Opinion: fire and water are inexorably linked, then and now
By Char Miller
Before the monsoon threat outlook flashed across screens this week, it was clear from the massive cumulus clouds hanging over the San Bernardino Mountains that this range was about to get a much-needed, regenerative drenching.
As important was a different cloud formation that a year ago exploded dark and ominous. The Antonio Fire’s thick, mushrooming pyrocumulus formation signaled that a small patch of San Gabriel foothills was getting a much needed, regenerative burn.
That’s why every summer I watch the local mountains for clouds signaling our high ground is getting what they require. More water and more fire.
That we need more precipitation is glaringly obvious, given the enduing drought that has beset the Southwestern U.S. since the 1980s.

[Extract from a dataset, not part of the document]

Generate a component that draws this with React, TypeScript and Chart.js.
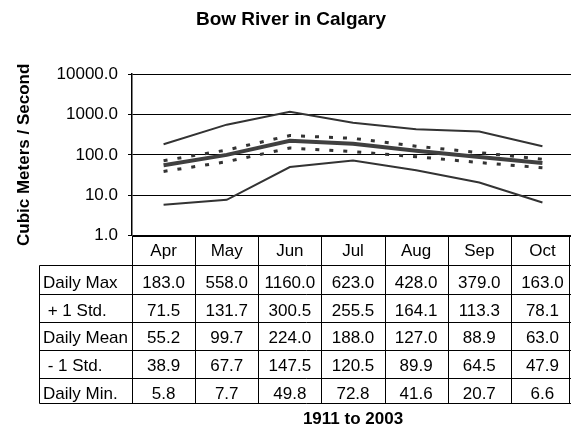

Forecasters expect that the current iteration of this drying-out will last until 2030 or so.
So, yes, every monsoonal-powered cloud that rises over San Gorgonio Mountain (elevation: 11,503 ft.) or Mount Baldy (elevation: 10,064 ft.), and every drop of rain these rugged peaks can scrape out of the moisture-laden atmosphere, is a good thing.
The results may be intense — like the mudslides and flooding in Riverside and San Bernardino counties that closed key highways in the mountains and deserts. Or it may be more dew-like than deluge. In either case, this wetness will not ease the drought.
Still, wherever rain falls, and in whatever quantity, is less important than that it falls at all. The airborne moisture streaming north from the Gulf of California and funneling along the mountains indicates that despite a shifting climate the monsoonal system continues to function.
But do our bone-dry mountains need more fire? After all, climate-charged weather patterns have sucked moisture out of the soil and desiccated grass and sage, chaparral and tree. Under these conditions, any lightning strike, snapped powerline, or dropped match could erupt into an inferno.
That’s happened frequently over the past 20 years. In 2003, the Old, Grand Prix and Padua Fire Complex burned an estimated 125,000 acres in its unusual east-to-west run, from the San Bernardino Mountains to the San Gabriels. The 2009 arson-sparked Station Fire, which torched more than 160,000 acres and killed two firefighters, is the largest fire in the history of L.A. County. Perhaps the most striking thing about the 2020 Bobcat fire, which chewed through 115,000 acres in the San Gabriels, was that it was the first modern conflagration to cross the range. Ignited on the southern slope, it ended by incinerating houses in the Mojave-facing Juniper Hills.
Again: why the counter-intuitive desire for more ash-choked skies? Because California is suffering from a fire deficit. This shortage, which geographer Jennifer Marlon called “missing fire,” is more accurate of the north than the south. Yet even a short hike in Claremont’s Wilderness Park, Rancho Cucamonga’s North Etiwanda Preserve or in higher elevations that county or federal agencies manage, reveal their kindling potential (and that of abutting subdivisions).
The deficit is an outgrowth of two centuries of fire suppression. Before Europeans arrived here, an estimated 7,000 to 18,000 square miles burned annually, in good part so Indigenous fire managers could generate environmental, material, and ritual goods and services.
Eighteenth-century Spanish missionaries prohibited these cultural fires to control Native American communities. The early 20th century U.S. Forest Service expanded this top-down regulatory strategy and its racist implications. Asserting fire was the enemy of forestry, the agency denigrated settlers who deployed it to regenerate grasslands and forests as practitioners of “Piute forestry.” By the 1920s, the forest service attacked every fire in Southern California’s mountains.
The Mission Indian Federation, headquartered in Riverside, knew better. In 1924, after another tough fire season, it urged President Calvin Coolidge to return the Angeles and San Bernardino national forests to Indigenous management to protect them with fire.
Coolidge spurned the offer, but the federation was correct. It knew, too, as we should, that fire and rain — and the differently hued clouds that signal their presence — are bellwethers of mountainous Southern California’s health and resilience.
Char Miller is a professor of environmental history at Pomona College and the author of the forthcoming book, “Natural Consequences: Intimate Essays for a Planet in Peril,” out in September on Reverberations Books.